You can get wild salmon and farmed salmon in cans. As with tuna, manufacturers sell salmon packed in either oil or water. Eight ounces of salmon supplies the 500 milligrams of omega-3 fatty acids. The USDA Dietary Guidelines for Americans 2010 suggests healthy adults consume 250 milligrams each day for a total of 1,750 milligrams per week. Wild salmon supplies 300 to 650 milligrams of omega-3 fatty acids per ounce, reports Oceana, an organization devoted to protecting the oceans. Salmon contains more DHA and EPA than any type of canned tuna. Canned tuna does not supply this amount of omega-3 fatty acids, researchers from Purdue University reported in the 2008 "Journal of Foodservice."

Methylmercury Concerns

Both canned tuna and salmon may contain methylmercury, a toxin that can accumulate in body tissues. When choosing fish for its omega-3 benefits, it's also important to consider the methylmercury content in the fish, especially if you're pregnant.
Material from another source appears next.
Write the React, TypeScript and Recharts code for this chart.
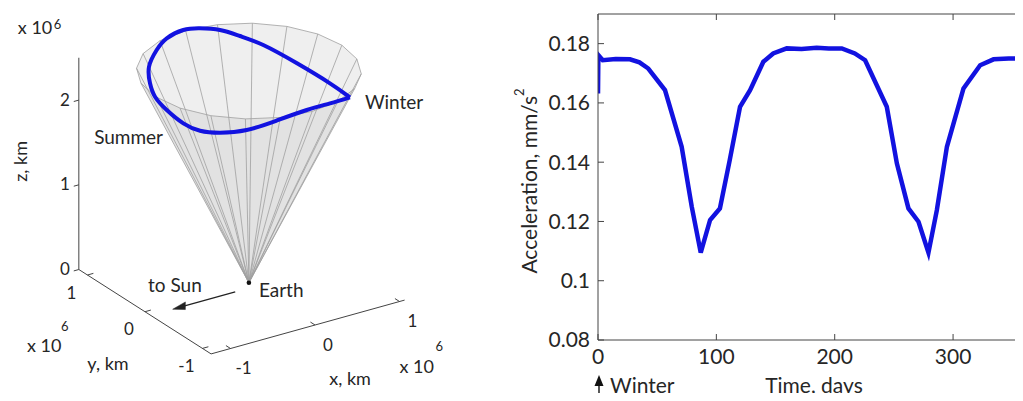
import React from 'react';
import { ComposedChart, LineChart, Line, Area, Scatter, XAxis, YAxis } from 'recharts';

// ---------- right panel: acceleration over one year
const days = [0, 0.3, 4, 15, 27, 35, 42.5, 56.6, 70.7, 79.2, 86.8, 94.7, 103, 111.3, 120, 128.5, 139.7, 148, 159.5, 172, 184.8, 195, 206, 217, 225.7, 244, 252.5, 262.3, 270.8, 279.2, 286.3, 294.8, 308.8, 322.9, 334.2, 347, 359, 365];
const accel = [0.1632, 0.1761, 0.1744, 0.1748, 0.1747, 0.1737, 0.1716, 0.1643, 0.1452, 0.125, 0.1095, 0.1205, 0.1244, 0.1407, 0.1587, 0.1643, 0.1739, 0.1767, 0.1784, 0.1782, 0.1786, 0.1784, 0.1784, 0.1767, 0.1744, 0.1587, 0.1396, 0.1244, 0.1199, 0.1095, 0.1238, 0.1452, 0.1649, 0.1727, 0.1747, 0.175, 0.175, 0.175];
const accelTicks = [0.08, 0.1, 0.12, 0.14, 0.16, 0.18];
const dayTicks = [0, 100, 200, 300];

// ---------- left panel: 3D cone, units of 1e6 km
const xLim = [-1.23, 1.06];
const yLim = [-1.15, 1.15];
const zLim = [0, 2.5];
const xTicks3d = [-1, 0, 1];
const yTicks3d = [-1, 0, 1];
const zTicks3d = [0, 1, 2];
const coneFacets = 20;
const coneRadius = 1.1;
const coneTop = 2.5;
// orbit loop, starting and ending at the winter point
const orbitX = [0.603, 0.619, 0.606, 0.564, 0.488, 0.401, 0.258, 0.099, -0.145, -0.379, -0.658, -0.864, -0.996, -1.071, -1.106, -1.064, -0.925, -0.67, -0.3, 0.083, 0.361, 0.603];
const orbitY = [-0.871, -0.5, 0.054, 0.579, 0.873, 1.092, 1.23, 1.286, 1.216, 1.047, 0.77, 0.45, 0.169, -0.145, -0.485, -0.714, -0.857, -0.947, -0.925, -0.884, -0.88, -0.871];
const orbitZ = [2.4, 2.4, 2.4, 2.4, 2.4, 2.4, 2.4, 2.4, 2.4, 2.4, 2.4, 2.4, 2.4, 2.4, 2.4, 2.4, 2.4, 2.4, 2.4, 2.4, 2.4, 2.4];

const FONT = 'Lato, "DejaVu Sans", sans-serif';
const INK = '#262626';
const AXIS = '#444';
const BLUE = '#1212e0';

type V = { vx: number; vy: number | null };

// fixed view (azimuth/elevation) -> 2D view units
const project = (x: number, y: number, z: number): V => ({
  vx: 84.5 * x - 57.5 * y,
  vy: 23.5 * x + 36.7 * y + 84.7 * z,
});

const polyline = (paths: number[][][]): V[] =>
  paths.flatMap((path) => [...path.map(([x, y, z]) => project(x, y, z)), { vx: 0, vy: null }]);

const triangleBand = (pts: V[]) => {
  const [a, b, c] = [...pts].sort((p, q) => p.vx - q.vx) as { vx: number; vy: number }[];
  const t = c.vx === a.vx ? 0 : (b.vx - a.vx) / (c.vx - a.vx);
  const yac = a.vy + t * (c.vy - a.vy);
  return [
    { vx: a.vx, band: [a.vy, a.vy] },
    { vx: b.vx, band: [Math.min(b.vy, yac), Math.max(b.vy, yac)] },
    { vx: c.vx, band: [c.vy, c.vy] },
  ];
};

const rim = Array.from({ length: coneFacets + 1 }, (_, k) => {
  const a = (2 * Math.PI * k) / coneFacets;
  return [coneRadius * Math.cos(a), coneRadius * Math.sin(a), coneTop];
});
const apex = [0, 0, 0];
const facetBands = rim.slice(0, coneFacets).map((p, k) =>
  triangleBand([project(apex[0], apex[1], apex[2]), project(p[0], p[1], p[2]), project(rim[k + 1][0], rim[k + 1][1], rim[k + 1][2])])
);
const coneEdges = polyline([...rim.slice(0, coneFacets).map((p) => [apex, p]), rim]);

const [x0, x1] = xLim;
const [y0, y1] = yLim;
const boxAxes = polyline([
  [[x0, y1, zLim[0]], [x0, y1, zLim[1]]],
  [[x0, y1, 0], [x0, y0, 0], [x1, y0, 0]],
  ...zTicks3d.map((z) => [[x0, y1, z], [x0 - 0.06, y1, z]]),
  ...yTicks3d.map((y) => [[x0, y, 0], [x0 + 0.07, y, 0]]),
  ...xTicks3d.map((x) => [[x, y0, 0], [x, y0 + 0.08, 0]]),
]);

const orbit = orbitX.map((x, i) => project(x, orbitY[i], orbitZ[i]));
const sunArrow = polyline([[[-0.23, -0.1, 0], [-0.86, -0.1, 0]]]);
const arrowHead = triangleBand([project(-0.97, -0.1, 0), project(-0.82, -0.1, 0.045), project(-0.82, -0.1, -0.045)]);
const earth = [project(0, 0, 0)];

type Tag = { at: number[]; text: string; dx: number; dy: number; anchor?: string; size?: number; angle?: number };
const tags: Tag[] = [
  ...zTicks3d.map((z) => ({ at: [x0, y1, z], text: String(z), dx: -9, dy: -1, anchor: 'end', size: 17 })),
  ...yTicks3d.map((y) => ({ at: [x0, y, 0], text: String(y), dx: -16, dy: 17, size: 17 })),
  ...xTicks3d.map((x) => ({ at: [x, y0, 0], text: String(x), dx: 13, dy: 19, size: 17 })),
  { at: [x0, y1, 1.3], text: 'z, km', dx: -59, dy: 2, size: 18, angle: -90 },
  { at: [x0, 0, 0], text: 'y, km', dx: -37, dy: 51, size: 18 },
  { at: [0, y0, 0], text: 'x, km', dx: 35, dy: 53, size: 18 },
  { at: [x0, y1, zLim[1]], text: 'x 10', dx: -61, dy: -31, anchor: 'start', size: 18 },
  { at: [x0, y1, zLim[1]], text: '6', dx: -25, dy: -34, anchor: 'start', size: 13 },
  { at: [x0, 0, 0], text: 'x 10', dx: -118, dy: 33, anchor: 'start', size: 18 },
  { at: [x0, 0, 0], text: '6', dx: -84, dy: 14, anchor: 'start', size: 13 },
  { at: [1, y0, 0], text: 'x 10', dx: 0, dy: 64, anchor: 'start', size: 18 },
  { at: [1, y0, 0], text: '6', dx: 36, dy: 44, anchor: 'start', size: 13 },
  { at: [orbitX[15], orbitY[15], orbitZ[15]], text: 'Summer', dx: -37, dy: 6, anchor: 'end', size: 19 },
  { at: [orbitX[0], orbitY[0], orbitZ[0]], text: 'Winter', dx: 15, dy: 4, anchor: 'start', size: 19 },
  { at: [0, 0, 0], text: 'Earth', dx: 10, dy: 7, anchor: 'start', size: 19 },
  { at: [0, 0, 0], text: 'to Sun', dx: -74, dy: 2, size: 19 },
];
const tagData = tags.map((t) => ({ ...project(t.at[0], t.at[1], t.at[2]), ...t }));

const TextMark = (p: any) => {
  const d = p.payload;
  const x = p.cx + d.dx;
  const y = p.cy + d.dy;
  return (
    <text
      x={x}
      y={y}
      textAnchor={d.anchor || 'middle'}
      dominantBaseline="central"
      fontSize={d.size}
      fontFamily={FONT}
      fill={INK}
      transform={d.angle ? `rotate(${d.angle} ${x} ${y})` : undefined}
    >
      {d.text}
    </text>
  );
};

const EarthDot = (p: any) => <circle cx={p.cx} cy={p.cy} r={2.3} fill="#111" />;

const ConePanel = () => (
  <ComposedChart width={470} height={401} margin={{ top: 0, right: 0, bottom: 0, left: 0 }}>
    <XAxis dataKey="vx" type="number" domain={[-248.9, 221.1]} allowDataOverflow hide />
    <YAxis type="number" domain={[-118.2, 282.8]} allowDataOverflow hide />
    {facetBands.map((band, i) => (
      <Area key={i} data={band} dataKey="band" type="linear" stroke="none" fill="#b4b4b4" fillOpacity={0.22} isAnimationActive={false} />
    ))}
    <Line data={coneEdges} dataKey="vy" type="linear" stroke="#a0a0a0" strokeWidth={0.8} dot={false} activeDot={false} isAnimationActive={false} />
    <Line data={boxAxes} dataKey="vy" type="linear" stroke={AXIS} strokeWidth={1} dot={false} activeDot={false} isAnimationActive={false} />
    <Line data={orbit} dataKey="vy" type="natural" stroke={BLUE} strokeWidth={4} dot={false} activeDot={false} isAnimationActive={false} />
    <Line data={sunArrow} dataKey="vy" type="linear" stroke="#222" strokeWidth={1.2} dot={false} activeDot={false} isAnimationActive={false} />
    <Area data={arrowHead} dataKey="band" type="linear" stroke="#222" strokeWidth={0.5} fill="#222" fillOpacity={1} isAnimationActive={false} />
    <Scatter data={earth} dataKey="vy" shape={EarthDot} isAnimationActive={false} />
    <Scatter data={tagData} dataKey="vy" shape={TextMark} isAnimationActive={false} />
  </ComposedChart>
);

const accelData = days.map((d, i) => ({ day: d, accel: accel[i] }));
const tickStyle = { fill: INK, fontSize: 21, fontFamily: FONT };

const AccelLabel = (p: any) => {
  const { x, y, height } = p.viewBox;
  const cx = x + 28;
  const cy = y + height / 2 + 4;
  return (
    <text x={cx} y={cy} textAnchor="middle" dominantBaseline="central" fontSize={21} fontFamily={FONT} fill={INK} transform={`rotate(-90 ${cx} ${cy})`}>
      Acceleration, mm/s
      <tspan fontSize={13} dy={-9}>2</tspan>
    </text>
  );
};

const TimeLabel = (p: any) => {
  const { x, y, width } = p.viewBox;
  const ax = x + 1;
  return (
    <g>
      <text x={x + width / 2} y={y + 53} textAnchor="middle" fontSize={21} fontFamily={FONT} fill={INK}>
        Time, days
      </text>
      <line x1={ax} y1={y + 42} x2={ax} y2={y + 62} stroke="#111" strokeWidth={1.4} />
      <path d={`M${ax - 4.5} ${y + 46}L${ax} ${y + 35}L${ax + 4.5} ${y + 46}Z`} fill="#111" />
      <text x={ax + 11} y={y + 53} textAnchor="start" fontSize={21} fontFamily={FONT} fill={INK}>
        Winter
      </text>
    </g>
  );
};

const AccelPanel = () => (
  <LineChart width={530} height={401} data={accelData} margin={{ top: 13, right: 0, bottom: 31, left: 0 }}>
    <XAxis
      dataKey="day"
      type="number"
      domain={[0, 365]}
      ticks={dayTicks}
      allowDataOverflow
      height={30}
      tickSize={-6}
      tickMargin={15}
      stroke={AXIS}
      tick={tickStyle}
      label={TimeLabel}
    />
    <XAxis
      xAxisId="top"
      orientation="top"
      dataKey="day"
      type="number"
      domain={[0, 365]}
      ticks={dayTicks}
      allowDataOverflow
      height={1}
      tickSize={-6}
      stroke={AXIS}
      tickFormatter={() => ''}
    />
    <YAxis
      type="number"
      domain={[0.08, 0.19]}
      ticks={accelTicks}
      allowDataOverflow
      interval={0}
      width={98}
      tickSize={-6}
      tickMargin={14}
      stroke={AXIS}
      tick={tickStyle}
      tickFormatter={(v: number) => String(v)}
      label={AccelLabel}
    />
    <Line type="linear" dataKey="accel" stroke={BLUE} strokeWidth={4.5} dot={false} activeDot={false} isAnimationActive={false} />
  </LineChart>
);

export default function App() {
  return (
    <div style={{ position: 'relative', width: 1023, height: 401, margin: -8, overflow: 'hidden', background: '#fff' }}>
      <div style={{ position: 'absolute', left: 0, top: 0 }}>
        <ConePanel />
      </div>
      <div style={{ position: 'absolute', left: 500, top: 0 }}>
        <AccelPanel />
      </div>
    </div>
  );
}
Methylmercury in large amounts could harm pregnant women and young children by interfering with neurological development. Albacore tuna contains a high level of methylmercury. Canned salmon contains just 0.008 parts per million mercury compared to 0.350 ppm in canned albacore and 0.128 ppm in canned light fish, according to the United States Food and Drug Administration.

Considerations

If you want to maximize your omega-3 fatty acid intake while minimizing your methylmercury intake, salmon gives you the most bang for your buck on both counts. Salmon also has the additional benefit of supplying more calcium, since the soft bones are canned with the meat.